Kliknij, aby wyświetlić pełną wersję strony

2017-03-11  - Autor: seba

"Kolejorz" w tym sezonie jest nie do zatrzymania, Lechici wygrali kolejne spotkanie, tym razem w Gdyni 4:1 z Arką. Na pocieszenie dla Arki,  stracili pierwszą bramkę w oficjalnych spotkaniach w tym roku. Lech dziś był bardzo skuteczny, na nic zdało się większe posiadanie piłki zespołu z Gdyni. Zespół z Poznania wskoczył na pozycję lidera, jednak utrzymanie tego miejsca uzależnione jest od wyników Lechii oraz Jagiellonii.

 

Marcus da Silva:

 

Lech grał w swoim stylu i wygrał. My musimy się pozbierać, bo taka porażka jest ciężka.
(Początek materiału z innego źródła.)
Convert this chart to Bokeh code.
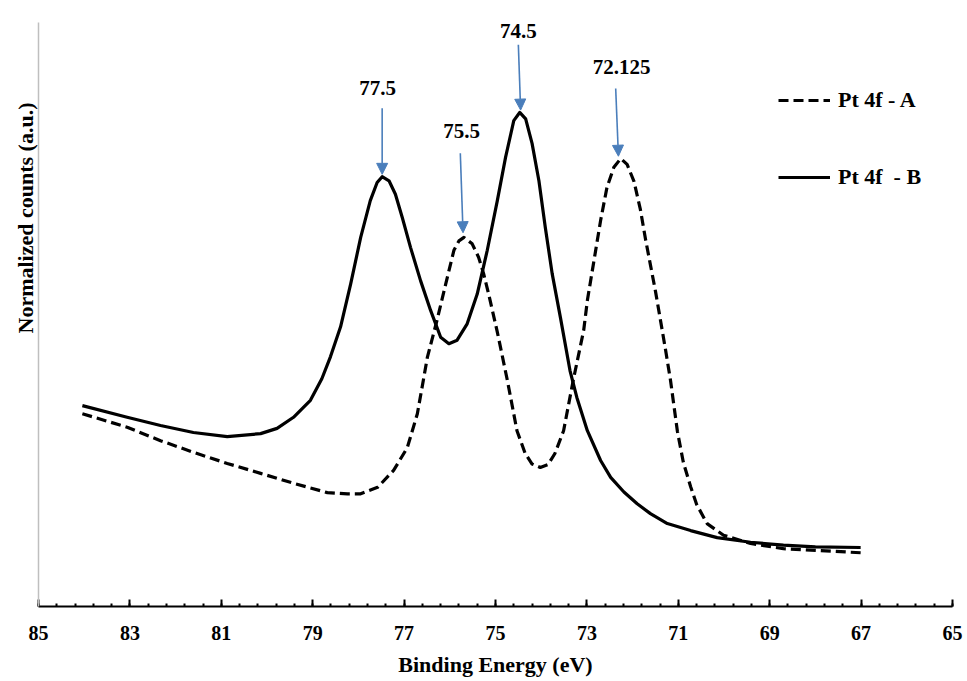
import numpy as np
from bokeh.plotting import figure
from bokeh.models import (Range1d, FixedTicker, Arrow, NormalHead, Legend, Title,
                          LegendItem, ColumnDataSource, LabelSet)
from bokeh.core.properties import value
from bokeh.embed import file_html
from bokeh.resources import INLINE

# ---- data ----
energy_a = [84.04, 83.06, 82.33, 81.61, 80.87, 80.14, 79.42, 78.68, 78.24, 77.95,
            77.58, 77.23, 76.93, 76.71, 76.58, 76.49, 76.28, 76.09, 75.91, 75.80,
            75.69, 75.51, 75.37, 75.26, 75.15, 74.96, 74.74, 74.53, 74.35, 74.20,
            74.02, 73.85, 73.70, 73.51, 73.30, 73.07, 72.99, 72.85, 72.70, 72.56,
            72.41, 72.26, 72.12, 71.97, 71.83, 71.72, 71.61, 71.50, 71.39, 71.28,
            71.17, 71.02, 70.89, 70.73, 70.60, 70.37, 70.01, 69.42, 68.70, 67.95, 67.01]
counts_a = [0.330, 0.307, 0.284, 0.264, 0.245, 0.228, 0.211, 0.195, 0.193, 0.193,
            0.204, 0.233, 0.272, 0.330, 0.387, 0.427, 0.490, 0.552, 0.610, 0.626,
            0.632, 0.621, 0.598, 0.570, 0.535, 0.470, 0.387, 0.301, 0.262, 0.244,
            0.238, 0.243, 0.262, 0.301, 0.387, 0.473, 0.524, 0.590, 0.661, 0.718,
            0.752, 0.767, 0.757, 0.728, 0.680, 0.630, 0.585, 0.540, 0.490, 0.440,
            0.387, 0.300, 0.247, 0.205, 0.175, 0.142, 0.122, 0.108, 0.099, 0.096, 0.092]

energy_b = [84.04, 83.06, 82.33, 81.61, 80.87, 80.14, 79.78, 79.42, 79.05, 78.80,
            78.61, 78.39, 78.17, 77.95, 77.74, 77.59, 77.48, 77.33, 77.19, 77.04,
            76.86, 76.64, 76.42, 76.20, 76.02, 75.84, 75.62, 75.40, 75.18, 74.96,
            74.78, 74.60, 74.47, 74.34, 74.20, 74.05, 73.91, 73.76, 73.58, 73.37,
            73.22, 72.99, 72.70, 72.48, 72.19, 71.90, 71.61, 71.24, 70.73, 70.15,
            69.42, 68.70, 68.00, 67.01]
counts_b = [0.344, 0.324, 0.310, 0.298, 0.291, 0.296, 0.305, 0.324, 0.353, 0.390,
            0.428, 0.479, 0.552, 0.632, 0.695, 0.726, 0.736, 0.729, 0.706, 0.666,
            0.615, 0.558, 0.507, 0.461, 0.450, 0.456, 0.484, 0.535, 0.610, 0.695,
            0.769, 0.832, 0.846, 0.835, 0.793, 0.729, 0.649, 0.570, 0.495, 0.404,
            0.358, 0.301, 0.250, 0.221, 0.196, 0.176, 0.159, 0.142, 0.130, 0.118,
            0.110, 0.105, 0.102, 0.101]

series_names = ["Pt 4f - A", "Pt 4f  - B"]

x_ticks = [85, 83, 81, 79, 77, 75, 73, 71, 69, 67, 65]

peak_labels = ["77.5", "75.5", "74.5", "72.125"]
label_x = [77.58, 75.74, 74.50, 72.24]
label_y = [0.887, 0.815, 0.986, 0.923]
arrow_x_tail = [77.48, 75.77, 74.50, 72.37]
arrow_y_tail = [0.853, 0.776, 0.962, 0.887]
arrow_x_tip = [77.48, 75.71, 74.45, 72.31]
arrow_y_tip = [0.740, 0.640, 0.850, 0.771]

FONT = "Liberation Serif"
ARROW_BLUE = "#4A7EBB"

p = figure(width=967, height=681, output_backend="svg", toolbar_location=None,
           x_range=Range1d(85, 65), y_range=Range1d(0, 1),
           min_border_left=38, min_border_right=15, min_border_top=22,
           min_border_bottom=75)
p.outline_line_color = None
p.xgrid.visible = False
p.ygrid.visible = False
p.background_fill_color = "white"
p.border_fill_color = "white"

ra = p.line(energy_a, counts_a, line_color="black", line_width=3.2, line_dash="10 5",
            line_join="round")
rb = p.line(energy_b, counts_b, line_color="black", line_width=3.2, line_join="round")

# x axis
minor = [round(v, 2) for v in np.arange(65, 85.001, 0.4)]
xa = p.xaxis[0]
xa.ticker = FixedTicker(ticks=x_ticks, minor_ticks=minor)
xa.axis_line_color = "black"
xa.axis_line_width = 2
xa.major_tick_line_color = "black"
xa.major_tick_line_width = 2
xa.major_tick_in = 7
xa.major_tick_out = 0
xa.minor_tick_line_color = "black"
xa.minor_tick_line_width = 2
xa.minor_tick_in = 3
xa.minor_tick_out = 0
xa.major_label_text_font = FONT
xa.major_label_text_font_style = "bold"
xa.major_label_text_font_size = "20px"
xa.major_label_text_color = "black"
xa.major_label_standoff = 19
xa.axis_label = "Binding Energy (eV)"
xa.axis_label_text_font = FONT
xa.axis_label_text_font_style = "bold"
xa.axis_label_text_font_size = "22px"
xa.axis_label_text_color = "black"
xa.axis_label_standoff = 9

# y axis (line only)
ya = p.yaxis[0]
ya.ticker = FixedTicker(ticks=[])
ya.axis_line_color = "#BFBFBF"
ya.axis_line_width = 1.5
ya.major_tick_line_color = None
ya.minor_tick_line_color = None
ya.major_label_text_font_size = "0px"
ya.major_tick_in = 0
ya.major_tick_out = 0
ya.major_label_standoff = 0

p.add_layout(Title(text="Normalized counts (a.u.)", align="left", offset=273,
                   vertical_align="middle", standoff=0,
                   text_font=FONT, text_font_style="bold", text_font_size="22px",
                   text_color="black"), "left")

# peak annotations
asrc = ColumnDataSource(dict(x0=arrow_x_tail, y0=arrow_y_tail, x1=arrow_x_tip, y1=arrow_y_tip))
p.add_layout(Arrow(source=asrc, x_start="x0", y_start="y0", x_end="x1", y_end="y1",
                   line_color=ARROW_BLUE, line_width=1.6,
                   end=NormalHead(size=11, fill_color=ARROW_BLUE, line_color=ARROW_BLUE)))
lsrc = ColumnDataSource(dict(x=label_x, y=label_y, t=peak_labels))
p.add_layout(LabelSet(source=lsrc, x="x", y="y", text="t", text_align="center",
                      text_baseline="middle", text_font=value(FONT),
                      text_font_style="bold", text_font_size="21px", text_color="black"))

legend = Legend(items=[LegendItem(label=series_names[0], renderers=[ra]),
                       LegendItem(label=series_names[1], renderers=[rb])],
                location=(740, 416), padding=0, margin=0, spacing=51,
                glyph_width=52, glyph_height=24, label_height=24, label_standoff=8,
                border_line_color=None, background_fill_alpha=0,
                label_text_font=FONT, label_text_font_style="bold",
                label_text_font_size="22px", label_text_color="black")
p.add_layout(legend)

open("out.html", "w").write(file_html(p, INLINE))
Walczyliśmy ile mogliśmy, ale musimy już myśleć o kolejnym rywalu. Łukasz Trałka grał twardo, ale już jest po meczu i nie ma co rozpamiętywać. Nic to nie zmieni.

 

Musimy trenować w tym tygodniu i dobrze przygotować się do meczu z Piastem. Każda porażka boli, tym bardziej, gdy dostajesz cztery bramki.

 

Michał Marcjanik:

 

Na pewno szybko stracone bramki ułożyły spotkanie. Trudno się wychodzi po przerwie, kiedy przegrywa się 0:3. Ciężko mówić na gorąco o bramkach, trzeba usiąść spokojnie, przeanalizować i wyciągnąć wnioski.

 

Trenerzy nam pokazywali jak Lech atakuje i strzela bramki. Niestety nie udało się ustrzec błędów. Teraz przed nami spotkania z Piastem i Górnikiem Łęczna i trzeba zrobić wszystko, aby mieć w zasięgu pierwszą ósemkę.

 

Maciej Wilusz (Lech Poznań):

 

Zawsze powtarzamy, że każdy kolejny mecz jest dla nas najważniejszy. Po Lechii było duże zadowolenie, wygraliśmy u siebie, zaraz po tym meczu myśli nasze były skierowane na mecz z Arką. Wydaje mi się, że od samego początku wyszliśmy skoncentrowani, nawet w momentach kiedy Arka nas przycisnęła, to byliśmy blisko siebie. Wynik dla nas jest zadowalający.

 

Zaczęliśmy ten mecz bardzo fajnie, zarówno w pierwszej jak i drugiej połowie. Stwarzamy sobie sytuacje i to jest najważniejsze. Dzisiaj udało się strzelić cztery, ale mogliśmy pokusić się o więcej. Tak się złożyło, że dziś przerwaliśmy passę bez straty gola. Liczą się jednak trzy punkty i to, że przedłużamy passę zwycięstw.

 

Marcin Wasielewski (Lech Poznań):

 

Cieszę się bardzo, że dziś zagrałem od początku. Wiadomo, dla zawodnika wchodzącego do składu na pozycji obrońcy, najważniejsze jest to żeby dobrze grać w destrukcji. Starałem się jednak też pokazywać z przodu. Walka o skład jest, a jestem w Lechu po to, żeby grać.

 

Dzisiaj nie miało dla mnie znaczenia, że zagrałem przeciwko Darkowi Formelli po jednej stronie. Nie podchodzę tak do tego. Analizujemy wcześniej przeciwnika i wiemy jak gra każdy.